The Man who would be King

The Chinese character for king is three horizontal lines connected by a single vertical line. It has a story–

the man who would be king must be able to span heaven, earth, and the underworld.

Each horizontal line represents a location–heaven, earth, hell. The single vertical line is the King.

But there is more–the Chinese character for 10, a number of completion looks like a cross.. There is a perfect cross in the middle of the character for king.

Jesus is this king.

He takes on disfigurement on the Cross to save us, but his power is not in question–

the gates of hell shall not prevail against him.

He has vanquished death and restored our hope.
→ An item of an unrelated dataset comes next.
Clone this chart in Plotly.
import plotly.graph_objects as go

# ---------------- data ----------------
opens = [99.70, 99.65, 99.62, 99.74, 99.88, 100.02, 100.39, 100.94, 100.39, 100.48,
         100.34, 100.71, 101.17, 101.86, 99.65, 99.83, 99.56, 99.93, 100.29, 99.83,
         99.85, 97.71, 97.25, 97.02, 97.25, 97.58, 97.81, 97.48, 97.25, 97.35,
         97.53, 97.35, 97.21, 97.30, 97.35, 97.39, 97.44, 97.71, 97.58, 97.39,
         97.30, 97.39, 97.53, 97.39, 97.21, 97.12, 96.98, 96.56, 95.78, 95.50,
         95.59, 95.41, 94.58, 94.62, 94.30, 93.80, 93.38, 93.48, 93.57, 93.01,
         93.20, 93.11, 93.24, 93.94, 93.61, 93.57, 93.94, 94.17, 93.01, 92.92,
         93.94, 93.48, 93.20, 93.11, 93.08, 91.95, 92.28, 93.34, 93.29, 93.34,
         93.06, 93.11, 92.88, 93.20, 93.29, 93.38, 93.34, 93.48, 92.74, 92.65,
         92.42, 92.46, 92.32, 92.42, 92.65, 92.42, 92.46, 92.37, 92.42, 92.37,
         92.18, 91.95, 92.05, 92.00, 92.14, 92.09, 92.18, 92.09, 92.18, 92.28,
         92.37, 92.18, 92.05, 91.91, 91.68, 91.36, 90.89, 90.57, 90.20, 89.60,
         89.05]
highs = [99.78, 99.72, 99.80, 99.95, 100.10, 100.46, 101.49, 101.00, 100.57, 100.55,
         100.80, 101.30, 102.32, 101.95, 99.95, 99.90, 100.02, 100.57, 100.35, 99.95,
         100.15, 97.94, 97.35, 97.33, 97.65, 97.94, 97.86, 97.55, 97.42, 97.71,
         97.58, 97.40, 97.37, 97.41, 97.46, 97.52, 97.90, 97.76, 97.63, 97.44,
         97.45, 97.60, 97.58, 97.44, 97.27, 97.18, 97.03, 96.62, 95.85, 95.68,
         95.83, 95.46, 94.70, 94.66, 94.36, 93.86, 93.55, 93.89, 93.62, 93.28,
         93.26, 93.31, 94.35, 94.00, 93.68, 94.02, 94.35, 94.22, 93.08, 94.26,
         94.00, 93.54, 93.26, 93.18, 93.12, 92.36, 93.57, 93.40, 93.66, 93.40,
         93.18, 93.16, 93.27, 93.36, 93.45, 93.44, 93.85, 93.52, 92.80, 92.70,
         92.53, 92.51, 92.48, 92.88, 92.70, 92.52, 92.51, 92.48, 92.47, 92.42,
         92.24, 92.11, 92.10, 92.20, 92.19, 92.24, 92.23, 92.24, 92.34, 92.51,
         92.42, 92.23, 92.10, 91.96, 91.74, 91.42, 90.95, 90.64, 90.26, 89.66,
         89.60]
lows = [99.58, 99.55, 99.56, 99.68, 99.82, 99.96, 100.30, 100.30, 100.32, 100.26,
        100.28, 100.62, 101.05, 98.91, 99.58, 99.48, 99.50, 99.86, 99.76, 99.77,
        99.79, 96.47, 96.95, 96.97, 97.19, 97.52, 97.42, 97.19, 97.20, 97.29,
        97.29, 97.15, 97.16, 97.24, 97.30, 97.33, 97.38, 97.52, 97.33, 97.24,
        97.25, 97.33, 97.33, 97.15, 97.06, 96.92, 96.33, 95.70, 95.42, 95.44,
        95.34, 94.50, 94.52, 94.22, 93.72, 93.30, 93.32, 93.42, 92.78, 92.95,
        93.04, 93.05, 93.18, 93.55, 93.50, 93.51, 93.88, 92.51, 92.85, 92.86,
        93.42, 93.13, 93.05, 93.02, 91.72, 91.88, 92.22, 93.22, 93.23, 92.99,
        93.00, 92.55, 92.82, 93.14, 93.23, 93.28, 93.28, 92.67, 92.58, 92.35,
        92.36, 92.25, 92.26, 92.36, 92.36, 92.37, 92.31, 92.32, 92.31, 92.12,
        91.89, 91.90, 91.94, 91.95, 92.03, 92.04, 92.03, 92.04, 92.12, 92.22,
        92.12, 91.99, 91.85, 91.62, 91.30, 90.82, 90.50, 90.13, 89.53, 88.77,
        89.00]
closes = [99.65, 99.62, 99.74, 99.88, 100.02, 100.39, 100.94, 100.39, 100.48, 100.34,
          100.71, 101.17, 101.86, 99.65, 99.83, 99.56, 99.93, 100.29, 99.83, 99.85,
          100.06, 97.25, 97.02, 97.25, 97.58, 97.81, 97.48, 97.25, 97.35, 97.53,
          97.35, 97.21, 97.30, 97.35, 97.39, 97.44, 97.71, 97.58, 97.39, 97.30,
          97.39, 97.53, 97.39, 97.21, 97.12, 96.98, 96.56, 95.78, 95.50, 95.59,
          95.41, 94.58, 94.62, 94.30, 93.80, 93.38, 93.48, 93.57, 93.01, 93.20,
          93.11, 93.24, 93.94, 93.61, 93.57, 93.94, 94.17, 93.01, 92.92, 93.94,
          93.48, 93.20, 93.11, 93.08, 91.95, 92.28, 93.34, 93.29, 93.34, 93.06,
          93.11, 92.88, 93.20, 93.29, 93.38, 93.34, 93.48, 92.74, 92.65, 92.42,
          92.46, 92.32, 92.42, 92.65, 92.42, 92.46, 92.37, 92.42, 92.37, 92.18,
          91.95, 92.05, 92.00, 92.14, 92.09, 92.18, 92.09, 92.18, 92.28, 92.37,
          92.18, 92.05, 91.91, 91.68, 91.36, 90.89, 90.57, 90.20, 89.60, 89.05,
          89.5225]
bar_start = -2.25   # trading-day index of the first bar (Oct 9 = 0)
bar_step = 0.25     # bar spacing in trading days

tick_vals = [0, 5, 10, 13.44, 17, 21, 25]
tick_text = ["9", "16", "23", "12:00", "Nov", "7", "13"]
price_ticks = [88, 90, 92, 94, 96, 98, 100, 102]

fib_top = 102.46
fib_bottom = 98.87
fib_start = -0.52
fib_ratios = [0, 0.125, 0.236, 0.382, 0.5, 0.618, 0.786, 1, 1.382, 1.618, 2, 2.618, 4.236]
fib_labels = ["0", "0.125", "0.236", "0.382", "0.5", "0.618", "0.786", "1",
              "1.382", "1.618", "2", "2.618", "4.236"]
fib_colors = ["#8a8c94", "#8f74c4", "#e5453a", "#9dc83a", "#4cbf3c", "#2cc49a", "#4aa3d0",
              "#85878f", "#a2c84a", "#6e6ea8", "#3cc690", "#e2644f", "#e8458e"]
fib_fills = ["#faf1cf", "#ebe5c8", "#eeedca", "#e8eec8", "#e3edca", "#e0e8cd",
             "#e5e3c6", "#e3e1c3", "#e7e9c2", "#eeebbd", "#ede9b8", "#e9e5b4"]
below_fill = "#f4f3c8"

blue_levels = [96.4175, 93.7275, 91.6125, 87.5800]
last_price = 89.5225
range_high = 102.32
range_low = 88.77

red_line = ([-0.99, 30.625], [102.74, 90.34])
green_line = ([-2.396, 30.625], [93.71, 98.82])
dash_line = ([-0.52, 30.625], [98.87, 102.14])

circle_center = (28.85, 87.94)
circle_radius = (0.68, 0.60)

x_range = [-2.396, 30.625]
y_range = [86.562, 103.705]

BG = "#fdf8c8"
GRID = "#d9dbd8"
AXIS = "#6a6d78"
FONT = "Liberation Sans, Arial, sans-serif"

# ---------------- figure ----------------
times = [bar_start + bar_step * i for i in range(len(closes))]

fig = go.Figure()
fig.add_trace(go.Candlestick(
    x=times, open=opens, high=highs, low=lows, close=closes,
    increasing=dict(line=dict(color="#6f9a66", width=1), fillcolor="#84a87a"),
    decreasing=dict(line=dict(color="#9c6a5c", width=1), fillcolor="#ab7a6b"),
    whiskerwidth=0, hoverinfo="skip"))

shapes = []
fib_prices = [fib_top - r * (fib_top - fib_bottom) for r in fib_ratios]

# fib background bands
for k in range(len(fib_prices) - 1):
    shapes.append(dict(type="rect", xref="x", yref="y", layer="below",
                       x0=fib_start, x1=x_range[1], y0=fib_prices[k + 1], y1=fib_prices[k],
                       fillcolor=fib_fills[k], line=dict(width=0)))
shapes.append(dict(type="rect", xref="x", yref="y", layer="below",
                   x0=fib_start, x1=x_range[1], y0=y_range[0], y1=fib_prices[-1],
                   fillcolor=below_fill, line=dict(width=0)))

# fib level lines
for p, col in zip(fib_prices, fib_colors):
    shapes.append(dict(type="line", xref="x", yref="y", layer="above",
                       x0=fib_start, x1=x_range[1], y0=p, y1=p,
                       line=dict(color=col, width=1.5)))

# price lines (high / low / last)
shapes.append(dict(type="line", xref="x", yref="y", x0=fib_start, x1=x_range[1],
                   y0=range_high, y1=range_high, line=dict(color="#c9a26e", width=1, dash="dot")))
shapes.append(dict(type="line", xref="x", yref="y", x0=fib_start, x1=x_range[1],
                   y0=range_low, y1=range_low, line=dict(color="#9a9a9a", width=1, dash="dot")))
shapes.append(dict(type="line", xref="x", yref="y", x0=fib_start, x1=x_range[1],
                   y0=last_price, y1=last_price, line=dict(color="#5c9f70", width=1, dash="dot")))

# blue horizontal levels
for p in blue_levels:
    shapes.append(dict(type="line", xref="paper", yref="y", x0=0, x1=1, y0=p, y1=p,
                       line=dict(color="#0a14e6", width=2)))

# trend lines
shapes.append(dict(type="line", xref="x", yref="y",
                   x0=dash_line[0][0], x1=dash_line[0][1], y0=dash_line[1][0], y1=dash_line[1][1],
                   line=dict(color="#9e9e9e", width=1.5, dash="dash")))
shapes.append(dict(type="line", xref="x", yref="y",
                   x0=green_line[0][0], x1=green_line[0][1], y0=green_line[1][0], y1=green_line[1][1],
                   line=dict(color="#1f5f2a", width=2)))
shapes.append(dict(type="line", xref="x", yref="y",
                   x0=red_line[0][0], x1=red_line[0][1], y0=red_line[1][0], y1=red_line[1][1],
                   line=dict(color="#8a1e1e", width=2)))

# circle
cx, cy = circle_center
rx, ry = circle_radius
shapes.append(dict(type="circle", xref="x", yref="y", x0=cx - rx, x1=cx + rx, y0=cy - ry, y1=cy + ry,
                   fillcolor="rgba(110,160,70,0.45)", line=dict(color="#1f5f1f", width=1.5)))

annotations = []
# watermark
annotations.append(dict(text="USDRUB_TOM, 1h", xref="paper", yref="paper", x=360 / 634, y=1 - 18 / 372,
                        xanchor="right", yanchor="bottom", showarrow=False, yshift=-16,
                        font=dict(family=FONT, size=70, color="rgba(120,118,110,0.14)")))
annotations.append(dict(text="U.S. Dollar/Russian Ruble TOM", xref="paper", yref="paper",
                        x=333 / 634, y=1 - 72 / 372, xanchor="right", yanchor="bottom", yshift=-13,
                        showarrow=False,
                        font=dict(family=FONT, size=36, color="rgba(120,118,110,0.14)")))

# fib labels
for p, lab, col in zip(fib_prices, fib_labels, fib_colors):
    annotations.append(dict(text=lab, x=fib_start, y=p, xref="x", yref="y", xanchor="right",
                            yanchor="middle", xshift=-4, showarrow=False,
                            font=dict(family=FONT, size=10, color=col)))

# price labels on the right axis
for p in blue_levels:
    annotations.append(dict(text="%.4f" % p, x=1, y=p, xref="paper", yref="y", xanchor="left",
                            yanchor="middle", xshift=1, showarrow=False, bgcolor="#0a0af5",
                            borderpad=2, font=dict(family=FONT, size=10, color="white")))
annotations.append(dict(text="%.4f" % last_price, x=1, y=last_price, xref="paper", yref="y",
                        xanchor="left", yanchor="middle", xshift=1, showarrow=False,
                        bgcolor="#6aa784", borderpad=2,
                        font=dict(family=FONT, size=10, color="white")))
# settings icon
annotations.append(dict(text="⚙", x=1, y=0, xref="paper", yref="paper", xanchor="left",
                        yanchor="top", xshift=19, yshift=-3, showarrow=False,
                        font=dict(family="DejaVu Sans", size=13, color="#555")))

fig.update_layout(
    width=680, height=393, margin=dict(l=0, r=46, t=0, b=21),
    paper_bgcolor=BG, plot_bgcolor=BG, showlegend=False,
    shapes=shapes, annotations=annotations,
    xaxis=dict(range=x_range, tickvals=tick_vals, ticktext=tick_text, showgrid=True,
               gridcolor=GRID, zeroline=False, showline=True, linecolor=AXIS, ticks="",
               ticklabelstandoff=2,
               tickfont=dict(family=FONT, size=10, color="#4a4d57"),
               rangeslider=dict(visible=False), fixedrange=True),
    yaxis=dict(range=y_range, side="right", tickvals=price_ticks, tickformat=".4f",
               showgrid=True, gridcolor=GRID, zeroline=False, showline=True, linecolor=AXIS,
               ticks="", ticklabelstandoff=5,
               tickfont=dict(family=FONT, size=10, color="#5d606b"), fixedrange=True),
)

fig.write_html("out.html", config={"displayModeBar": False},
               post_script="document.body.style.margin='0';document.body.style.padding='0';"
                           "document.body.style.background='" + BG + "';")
What are we waiting for?

Transfiguration: our first glimpse of Home.

Part 1.5 of 2.

The character of the king

Pastor Chuck Jacob preached a sermon recently on a particularly amazing portion of Isaiah 52 and 53. Much of Isaiah sees the future to the face of Jesus. And thanks to Handel, much of what Isaiah saw is put to soaring music as well as words of hope.

But. There is one small catch. Maybe two. First, Isaiah is thought to have been martyred for his prophecy, and second….

Jesus gives us hope by becoming our disfigurement. That is what Pastor Jacob describes–God made flesh and then made Calamity for us.

I often think about The Princess Bride Not only does Westley endure the unendurable in the quest for love, he then gives one of the most apt descriptions of disfigurement ever–

Wrong! Your ears you will keep and I will tell you why…so that…”Dear God, what is that thing?” will echo in your perfect ears. That is what “to the pain” means. It means I leave you in anguish, wallowing in freakish misery forever.

Tough stuff for a romantic fable, but an efficient echo of redemptive agony–Jesus became disfigured and unrecognizable as the real embodiment of the sin, filth, violence, and casual cruelty of Man. We, if we dare to look, see him as a monster as he dies for us. We fail to recognize the monstrous signature of our own clawing sins.

He goes to hell disfigured. But what would be a dreadful, eternal quietus for us is the force of redemptive power–him for us, God poured out for me.